Zero-shot object navigation (ZSON) in unseen environments remains a challenging problem for household robots, requiring strong perceptual understanding and decision-making capabilities. While recent methods leverage metric maps and Large Language Models (LLMs), they often depend on depth sensors or prebuilt maps, limiting the spatial reasoning ability of Multimodal Large Language Models (MLLMs). Mapless ZSON approaches have emerged to address this, but they typically make short-sighted decisions, leading to local deadlocks due to a lack of historical context. We propose PanoNav, a fully RGB-only, mapless ZSON framework that integrates a Panoramic Scene Parsing module to unlock the spatial parsing potential of MLLMs from panoramic RGB inputs, and a Memory-guided Decision-Making mechanism enhanced by a Dynamic Bounded Memory Queue to incorporate exploration history and avoid local deadlocks. Experiments on the public navigation benchmark show that PanoNav significantly outperforms representative baselines in both SR and SPL metrics.

Paper Structure

This paper contains 22 sections, 5 equations, 5 figures, 3 tables.

Figures (5)

  • Figure 1: Overview of the proposed PanoNav framework. At each timestep, the robot captures six directional RGB images to form a panoramic view. Each image is preprocessed into a dot matrix map, and both the RGB and dot matrix images are fed into an MLLM for spatial parsing. The model outputs local directional descriptions and a global scene summary. Global summaries are stored in a Dynamic Bounded Memory Queue, and together with local and global information, are used by the LLM to make navigation decisions that guide the robot’s movement.

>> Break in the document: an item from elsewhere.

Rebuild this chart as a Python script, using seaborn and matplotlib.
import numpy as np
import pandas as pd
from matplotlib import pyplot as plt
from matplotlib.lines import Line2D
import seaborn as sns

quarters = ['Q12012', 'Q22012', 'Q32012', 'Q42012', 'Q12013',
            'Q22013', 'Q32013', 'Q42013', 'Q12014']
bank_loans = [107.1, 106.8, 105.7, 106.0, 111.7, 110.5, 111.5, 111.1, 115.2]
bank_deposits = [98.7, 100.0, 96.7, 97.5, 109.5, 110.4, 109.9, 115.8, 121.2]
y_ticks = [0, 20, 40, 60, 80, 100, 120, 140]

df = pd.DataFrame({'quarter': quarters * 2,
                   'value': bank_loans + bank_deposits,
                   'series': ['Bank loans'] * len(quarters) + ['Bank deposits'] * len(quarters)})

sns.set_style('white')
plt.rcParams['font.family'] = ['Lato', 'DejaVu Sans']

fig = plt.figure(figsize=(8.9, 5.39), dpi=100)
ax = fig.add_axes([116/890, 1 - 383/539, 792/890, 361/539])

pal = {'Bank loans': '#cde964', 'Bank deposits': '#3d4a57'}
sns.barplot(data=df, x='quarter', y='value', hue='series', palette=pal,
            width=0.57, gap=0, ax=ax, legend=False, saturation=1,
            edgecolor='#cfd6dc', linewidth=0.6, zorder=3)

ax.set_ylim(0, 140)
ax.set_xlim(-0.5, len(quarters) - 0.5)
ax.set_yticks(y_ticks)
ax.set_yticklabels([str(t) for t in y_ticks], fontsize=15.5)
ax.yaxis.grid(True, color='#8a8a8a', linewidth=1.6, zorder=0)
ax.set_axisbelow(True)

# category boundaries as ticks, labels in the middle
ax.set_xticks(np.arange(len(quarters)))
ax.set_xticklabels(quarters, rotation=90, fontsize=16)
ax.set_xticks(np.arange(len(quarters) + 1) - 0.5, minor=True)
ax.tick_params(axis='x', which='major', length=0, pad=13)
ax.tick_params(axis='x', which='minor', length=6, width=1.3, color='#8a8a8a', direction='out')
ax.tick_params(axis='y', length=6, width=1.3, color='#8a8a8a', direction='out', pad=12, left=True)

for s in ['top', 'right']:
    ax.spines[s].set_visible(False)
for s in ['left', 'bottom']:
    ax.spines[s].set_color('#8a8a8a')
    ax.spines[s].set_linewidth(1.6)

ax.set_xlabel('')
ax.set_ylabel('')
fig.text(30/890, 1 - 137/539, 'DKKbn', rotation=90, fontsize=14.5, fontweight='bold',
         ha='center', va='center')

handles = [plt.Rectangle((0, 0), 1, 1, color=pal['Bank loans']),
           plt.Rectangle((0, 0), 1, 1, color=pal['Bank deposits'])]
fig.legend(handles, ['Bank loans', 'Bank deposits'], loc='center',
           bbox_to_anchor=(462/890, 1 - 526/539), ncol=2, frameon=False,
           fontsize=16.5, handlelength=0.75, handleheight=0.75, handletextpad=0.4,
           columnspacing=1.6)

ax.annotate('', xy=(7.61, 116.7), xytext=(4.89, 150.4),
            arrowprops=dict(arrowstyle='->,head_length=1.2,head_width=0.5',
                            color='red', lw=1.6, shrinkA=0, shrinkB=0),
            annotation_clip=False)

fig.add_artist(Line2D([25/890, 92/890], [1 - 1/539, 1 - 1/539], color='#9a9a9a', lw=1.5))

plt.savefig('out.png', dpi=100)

  • Figure 2: Spatial relationship parsing in Panoramic Scene Parsing. The MLLM processes both the original RGB image and its corresponding dot matrix image to extract geometric distance and planar positional relationships between objects, producing textual descriptions of the spatial scene.

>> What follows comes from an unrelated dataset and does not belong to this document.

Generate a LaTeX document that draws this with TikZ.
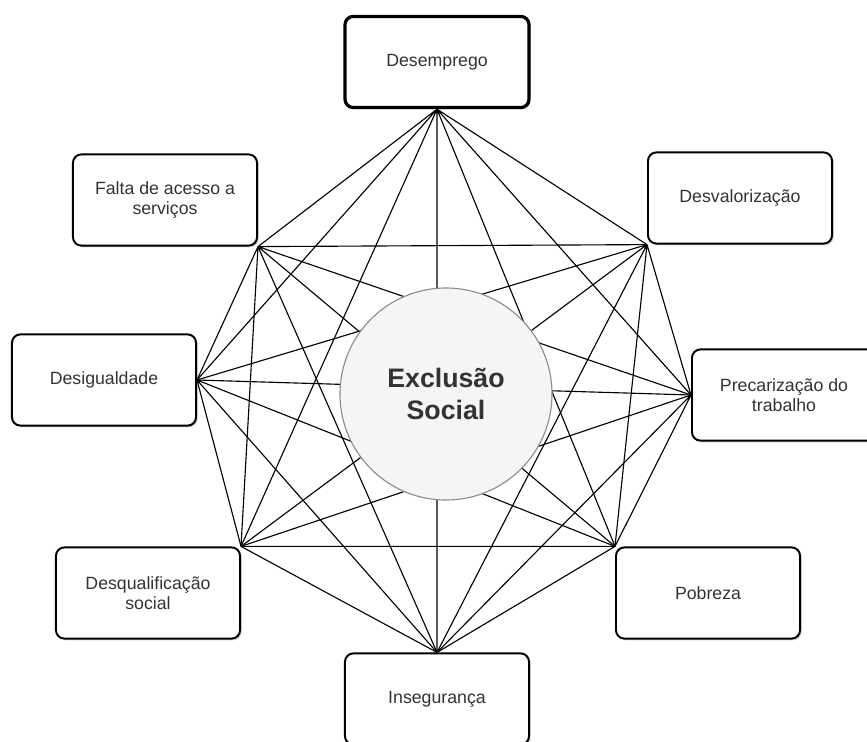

  • Figure 3: Workflow of the Dynamic Memory-Guided Decision mechanism. Without memory, the LLM may cause the robot to revisit previously explored areas. Incorporating a memory mechanism guides the LLM to improve exploration and avoid redundant navigation.

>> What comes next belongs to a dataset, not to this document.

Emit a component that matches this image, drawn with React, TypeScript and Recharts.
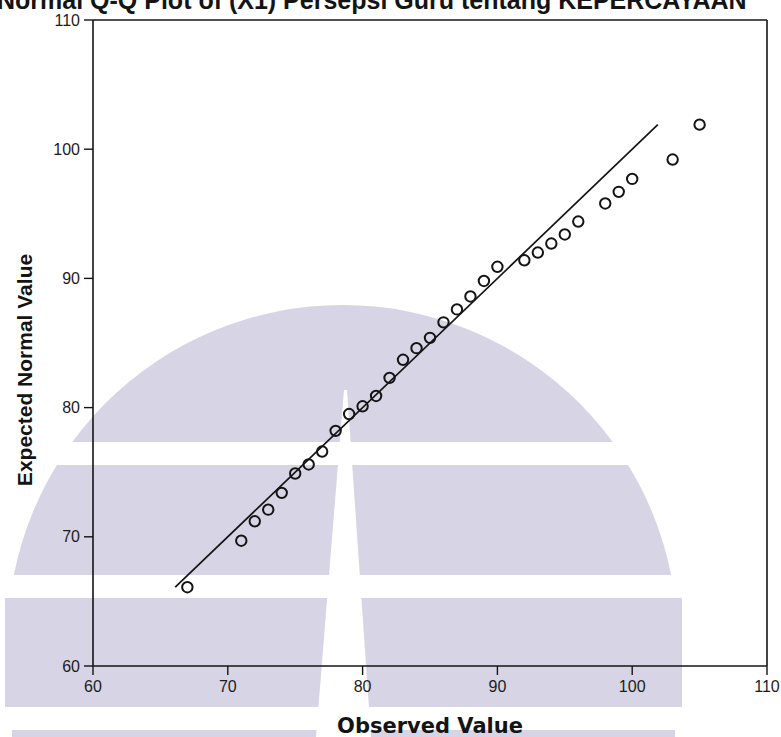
import { ScatterChart, Scatter, XAxis, YAxis, ReferenceLine } from 'recharts';

const observed = [
  67, 71, 72, 73, 74, 75, 76, 77, 78, 79, 80, 81, 82, 83, 84, 85,
  86, 87, 88, 89, 90, 92, 93, 94, 95, 96, 98, 99, 100, 103, 105,
];
const expected = [
  66.1, 69.7, 71.2, 72.1, 73.4, 74.9, 75.6, 76.6, 78.2, 79.5, 80.1, 80.9, 82.3, 83.7, 84.6, 85.4,
  86.6, 87.6, 88.6, 89.8, 90.9, 91.4, 92.0, 92.7, 93.4, 94.4, 95.8, 96.7, 97.7, 99.2, 101.9,
];
// reference line end points
const refLineX = [66.1, 101.9];
const refLineY = [66.1, 101.9];
const axisTicks = [60, 70, 80, 90, 100, 110];

const points = observed.map((x, i) => ({ x, y: expected[i] }));
const refLine = refLineX.map((x, i) => ({ x, y: refLineY[i] }));

const ink = '#141414';
const wash = '#d7d5e5';
const arial = '"Liberation Sans", Arial, sans-serif';

const tickStyle = { fontSize: 16, fill: '#1c1c1c', fontFamily: arial };

const OpenDot = (p: any) => (
  <circle cx={p.cx} cy={p.cy} r={5.2} fill="none" stroke={ink} strokeWidth={2} />
);
const NoDot = () => <g />;

// faded logo behind the scan
function Watermark() {
  return (
    <svg width={781} height={737} style={{ position: 'absolute', left: 0, top: 0 }}>
      <defs>
        <clipPath id="dome">
          <rect x={0} y={0} width={781} height={598} />
        </clipPath>
      </defs>
      <circle cx={342.5} cy={640} r={335} fill={wash} clipPath="url(#dome)" />
      <rect x={5} y={598} width={677} height={109} fill={wash} />
      <rect x={12} y={730} width={663} height={7} fill={wash} />
      <rect x={0} y={442} width={781} height={23} fill="#fff" />
      <rect x={0} y={575} width={781} height={23} fill="#fff" />
      <polygon points="344,390 347,390 371,737 316,737" fill="#fff" />
      <text x={-3} y={9} fontFamily={arial} fontWeight="bold" fontSize={25} fill={ink}>
        Normal Q-Q Plot of (X1) Persepsi Guru tentang KEPERCAYAAN
      </text>
      <text
        x={32}
        y={370}
        transform="rotate(-90 32 370)"
        textAnchor="middle"
        fontFamily={arial}
        fontWeight="bold"
        fontSize={21}
        fill={ink}
      >
        Expected Normal Value
      </text>
      <text
        x={430}
        y={733}
        textAnchor="middle"
        fontFamily='"DejaVu Sans", Verdana, sans-serif'
        fontWeight="bold"
        fontSize={21}
        fill={ink}
      >
        Observed Value
      </text>
    </svg>
  );
}

export default function App() {
  return (
    <div style={{ position: 'absolute', left: 0, top: 0, width: 781, height: 737, background: '#fff', overflow: 'hidden' }}>
      <Watermark />
      <div style={{ position: 'absolute', left: 0, top: 0 }}>
        <ScatterChart width={781} height={737} margin={{ top: 20, right: 14, bottom: 0, left: 0 }}>
          <XAxis
            type="number"
            dataKey="x"
            domain={[60, 110]}
            ticks={axisTicks}
            allowDataOverflow
            height={71}
            tick={tickStyle}
            tickSize={9}
            tickMargin={6}
            axisLine={{ stroke: ink, strokeWidth: 1.6 }}
            tickLine={{ stroke: ink, strokeWidth: 1.4 }}
          />
          <YAxis
            type="number"
            dataKey="y"
            domain={[60, 110]}
            ticks={axisTicks}
            allowDataOverflow
            width={93}
            tick={tickStyle}
            tickSize={9}
            tickMargin={4}
            axisLine={{ stroke: ink, strokeWidth: 1.6 }}
            tickLine={{ stroke: ink, strokeWidth: 1.4 }}
          />
          <ReferenceLine y={110} stroke={ink} strokeWidth={1.6} />
          <ReferenceLine x={110} stroke={ink} strokeWidth={1.6} />
          <Scatter
            data={refLine}
            line={{ stroke: ink, strokeWidth: 1.7 }}
            shape={NoDot}
            isAnimationActive={false}
          />
          <Scatter data={points} shape={OpenDot} isAnimationActive={false} />
        </ScatterChart>
      </div>
    </div>
  );
}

  • Figure 4: The top-down view of the navigation trajectories includes six representative examples with different object types. Cases (a)-(d) demonstrate several smooth navigation scenarios, while cases (e) and (f) present more complex situations where the robot initially circled within a local space before successfully escaping and ultimately reaching the target.
  • Figure 5: Visualization Results of the Deadlock Avoidance Test. (a) Memory-less decision (b) Memory-guided decision.